GEDİKPAŞA’DAKİ AKŞAMLAR İÇİN
Bu çarşılı, pazarlı, meyhaneli, müzikli Gedikpaşa’nın çocukları da hayli şanslıydı. Harçlıklarını Bakkal Şnork’un dükkânında harcarlardı. Çoklukla Mesropyan, İncirdibi Ermeni Protestan okullarında okuyan öğrenciler Azak Yokuşu’ndaki Kırtasiyeci Agop’un dükkanına az mı uğramıştı? Ayakkabısını yokuşlarda eskiten çocuklara çabucak yeni bir ayakkabı alınmazdı. İşten çıkan babanın yorgunluğu geçtikten sonra, Köşker Çolak Garabed Ağa’nın dükkanına gidilirdi. Ayakkabısını eskittiği için yol boyunca tatlı sert azarlanan çocuğun gönlünü almak da ihmal edilmezdi. Sütçü Timotei’den alınan kaymak, annenin yaptığı ekmek kadayıfının üstüne konur, ziyafet çekilirdi. Timotei’nin de az evvel azarlanmış çocuktan farkı yoktu hani! Babası Alexandrof’a ne yapsa beğendiremezdi. Sanki diyorum, Mösyö Alexandrof’un bu kadar gergin olmasında çabucak kıyıdaki “Boris’in Yeri” kadar meşhur olamamasının hissesi var mıydı? Kim bilir…

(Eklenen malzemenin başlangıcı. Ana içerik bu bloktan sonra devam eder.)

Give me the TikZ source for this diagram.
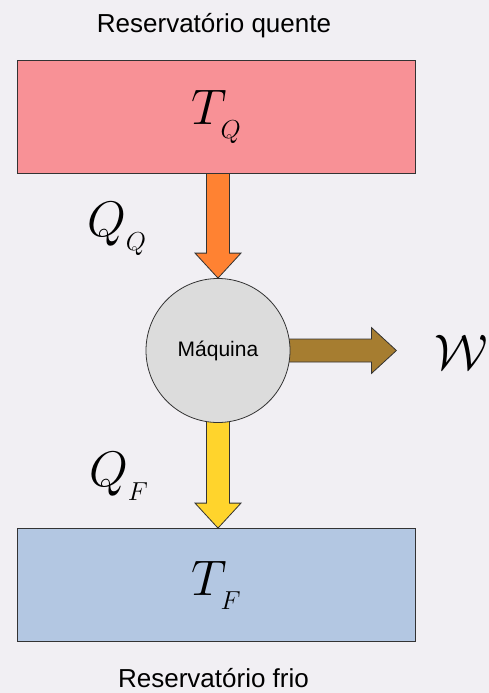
\RequirePackage{fix-cm}
\documentclass[tikz,border=0pt]{standalone}
\usepackage{fontspec}
\setsansfont{Liberation Sans}
\definecolor{Hotcol}{HTML}{F89196}
\definecolor{Coldcol}{HTML}{B3C7E2}
\definecolor{Enginecol}{HTML}{DCDCDC}
\definecolor{QHcol}{HTML}{FF8232}
\definecolor{QCcol}{HTML}{FFD42C}
\definecolor{Workcol}{HTML}{A67D30}
\definecolor{Linecol}{HTML}{333333}
\definecolor{Bgcol}{HTML}{F1EFF3}
\usetikzlibrary{calc, positioning}
\pgfdeclarelayer{bg}
\pgfdeclarelayer{flow}
\pgfsetlayers{bg,flow,main}
\tikzset{
    font=\sffamily,
    reservoir/.style={draw=Linecol, line width=0.8pt, minimum width=398pt, minimum height=113pt, inner sep=0pt},
    flowline/.style={draw=Linecol, line width=0.8pt, line join=miter}
}
% big symbol with a low subscript
\newcommand{\heatlabel}[3][0pt]{{\fontsize{50}{60}\selectfont$#2$\kern#1\raisebox{-14pt}{\fontsize{26}{30}\selectfont$#3$}}}
% block arrow: start, tip, colour
\newcommand{\flowarrow}[3]{%
    \coordinate (hb) at ($(#2)!25pt!(#1)$);
    \draw[flowline, fill=#3] ($(#1)!11.5pt!90:(#2)$) -- ($(hb)!11.5pt!90:(#2)$) -- ($(hb)!23pt!90:(#2)$) -- (#2)
        -- ($(hb)!23pt!-90:(#2)$) -- ($(hb)!11.5pt!-90:(#2)$) -- ($(#1)!11.5pt!-90:(#2)$) -- cycle;
}

\begin{document}
\begin{tikzpicture}[x=1pt, y=-1pt]
    % Background
    \begin{pgfonlayer}{bg}
        \fill[Bgcol] (0,0) rectangle (489,693);
    \end{pgfonlayer}
    \useasboundingbox (0,0) rectangle (489,693);

    % Reservoirs
    \node[reservoir, fill=Hotcol] (hot) at (216,116.5) {\heatlabel[-6pt]{T}{Q}};
    \node[reservoir, fill=Coldcol] (cold) at (216,585) {\heatlabel[-6pt]{T}{F}};
    \node[anchor=base, font=\sffamily\fontsize{26}{30}\selectfont] (hotname) at (214,33) {Reservatório quente};
    \node[anchor=base, font=\sffamily\fontsize{26}{30}\selectfont] (coldname) at (213.5,687) {Reservatório frio};

    % Engine
    \node[circle, draw=Linecol, line width=0.8pt, fill=Enginecol, minimum size=144pt, inner sep=0pt,
          font=\sffamily\fontsize{21}{25}\selectfont] (engine) at (218,350.5) {Máquina};

    % Heat and work flows
    \coordinate (hotout) at (engine.north |- hot.south);
    \coordinate (coldin) at (engine.south |- cold.north);
    \coordinate (worktip) at ($(engine.east)+(106,0)$);
    \begin{pgfonlayer}{flow}
        \flowarrow{hotout}{engine.north}{QHcol}
        \flowarrow{engine.center}{coldin}{QCcol}
        \flowarrow{engine.center}{worktip}{Workcol}
    \end{pgfonlayer}

    % Labels
    \node (qhot) at (116.5,229) {\heatlabel{Q}{Q}};
    \node (qcold) at (118.5,476.5) {\heatlabel{Q}{F}};
    \node (work) at (461.5,352.5) {\fontsize{50}{60}\selectfont$\mathcal{W}$};
\end{tikzpicture}
\end{document}
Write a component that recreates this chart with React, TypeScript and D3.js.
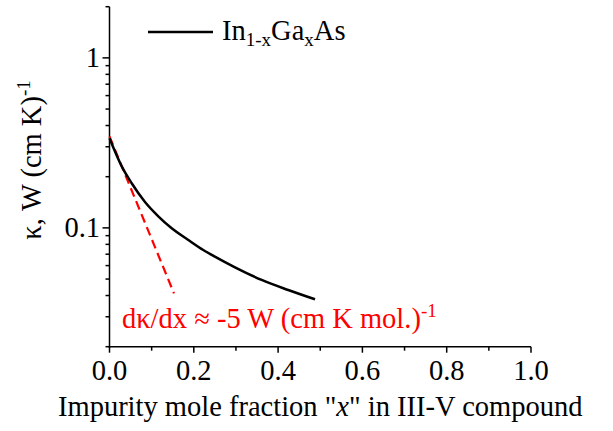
import React from "react";
import * as d3 from "d3";

const xCurve = [0.0, 0.029, 0.0527, 0.0842, 0.1158, 0.1476, 0.187, 0.2225, 0.25, 0.2977, 0.361, 0.424, 0.4875];
const kCurve = [0.3365, 0.23, 0.183, 0.142, 0.117, 0.0995, 0.0849, 0.0741, 0.0677, 0.0586, 0.0494, 0.0431, 0.038];
const xSlope = [0.0, 0.153];
const kSlope = [0.345, 0.0412];
const xMajor = [0, 0.2, 0.4, 0.6, 0.8, 1.0];
const xMinor = [0.1, 0.3, 0.5, 0.7, 0.9];
const yMajor = [0.1, 1];
const yMinor = [0.02, 0.03, 0.04, 0.05, 0.06, 0.07, 0.08, 0.09, 0.2, 0.3, 0.4, 0.5, 0.6, 0.7, 0.8, 0.9, 2];

const FONT = "Liberation Serif";
const ts = { fontFamily: FONT };

export default function App() {
  const L = 109.5, R = 531, T = 6.7, B = 346.7;
  const x = d3.scaleLinear().domain([0, 1]).range([L, R]);
  const y = d3.scaleLog().domain([0.02, 2]).range([B, T]);
  const line = d3.line<[number, number]>().x(d => x(d[0])).y(d => y(d[1])).curve(d3.curveMonotoneX);
  const curve = line(xCurve.map((v, i) => [v, kCurve[i]]) as [number, number][]) || "";
  const slope = d3.line<[number, number]>().x(d => x(d[0])).y(d => y(d[1]))(xSlope.map((v, i) => [v, kSlope[i]]) as [number, number][]) || "";
  const fs = 28.5;
  const ss = 19;
  return (
    <svg width={613} height={431} style={{ position: "absolute", left: 0, top: 0, background: "#fff" }}>
      <rect width={613} height={431} fill="#fff" />
      <line x1={L} x2={L} y1={T} y2={B + 0.75} stroke="#000" strokeWidth={1.5} />
      <line x1={L - 0.75} x2={R} y1={B} y2={B} stroke="#000" strokeWidth={1.5} />
      {xMajor.map(v => <line key={"xM" + v} x1={x(v)} x2={x(v)} y1={B} y2={B + 6} stroke="#000" strokeWidth={1.5} />)}
      {xMinor.map(v => <line key={"xm" + v} x1={x(v)} x2={x(v)} y1={B} y2={B + 4} stroke="#000" strokeWidth={1.5} />)}
      {yMajor.map(v => <line key={"yM" + v} x1={L} x2={L - 7} y1={y(v)} y2={y(v)} stroke="#000" strokeWidth={1.5} />)}
      {yMinor.map(v => <line key={"ym" + v} x1={L} x2={L - 4} y1={y(v)} y2={y(v)} stroke="#000" strokeWidth={1.5} />)}
      {xMajor.map(v => (
        <text key={"xl" + v} x={x(v)} y={380} fontSize={fs} textAnchor="middle" style={ts}>{v.toFixed(1)}</text>
      ))}
      {yMajor.map(v => (
        <text key={"yl" + v} x={100} y={y(v) + 9.5} fontSize={fs} textAnchor="end" style={ts}>{String(v)}</text>
      ))}
      <text x={(L + R) / 2} y={416} fontSize={fs} textAnchor="middle" style={ts}>
        Impurity mole fraction "<tspan fontStyle="italic">x</tspan>" in III-V compound
      </text>
      <text transform={`translate(41,160) rotate(-90)`} fontSize={fs} textAnchor="middle" style={ts}>
        κ, W (cm K)<tspan fontSize={ss} dy={-11}>-1</tspan>
      </text>
      <path d={slope} fill="none" stroke="#ff0000" strokeWidth={2.2} strokeDasharray="9,5" />
      <path d={curve} fill="none" stroke="#000" strokeWidth={2.5} />
      <line x1={148} x2={213} y1={32} y2={32} stroke="#000" strokeWidth={2.5} />
      <text x={222} y={40} fontSize={fs} style={ts}>
        In<tspan fontSize={ss} dy={6}>1-x</tspan><tspan dy={-6}>Ga</tspan><tspan fontSize={ss} dy={6}>x</tspan><tspan dy={-6}>As</tspan>
      </text>
      <text x={122} y={328} fontSize={fs} fill="#ff0000" style={ts}>
        dκ/dx ≈ -5 W (cm K mol.)<tspan fontSize={ss} dy={-11}>-1</tspan>
      </text>
    </svg>
  );
}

(Günümüzde sütçü, kaymakçı dükkânı tatlıcı olarak hizmet veriyor. İncirdibi Okulu’nun yeri ise bir otopark).
Vakitler değişti… Kırlangıçlar geçti gökyüzünden, ılık rüzgârlar esti, günler uzadı, güneş tatlı sarı bir ışıkla batmaya başladı. İstanbul Radyosu’ndan türkülerle akşam sefası başladı. Dantel perdeli cumbanın berisinden Manuş Hanım seslendi. “Buyrun bir acı kahvemizi için”. Bekletmeyelim! Şu satırlardan ötesini siz anlatın, ben dinleyeyim.
*Gedikpaşa sokaklarında bana eşlik eden, büyük bir titizlikle oluşturduğu arşivini benimle cömertçe paylaşan, Kumkapılı Nazaret Davityan’a sevgi, hürmet, minnetle…
Dipnotlar
- Vedat Türkali, son romanı “Bitti Bitti Bitmedi” yi Hayg Acıkgöz’e adadı.
- İkinci Abdulhamit’in şehzadeliği sırasında Beyoğlu’na gelen Fransız operet heyetleri tarafından Fransızca olarak oynanmış, Nalyan Efendi (Gedikpaşa Tiyatrosu aktörlerinden) tarafından Türkçe’ye çeviri edilmiştir.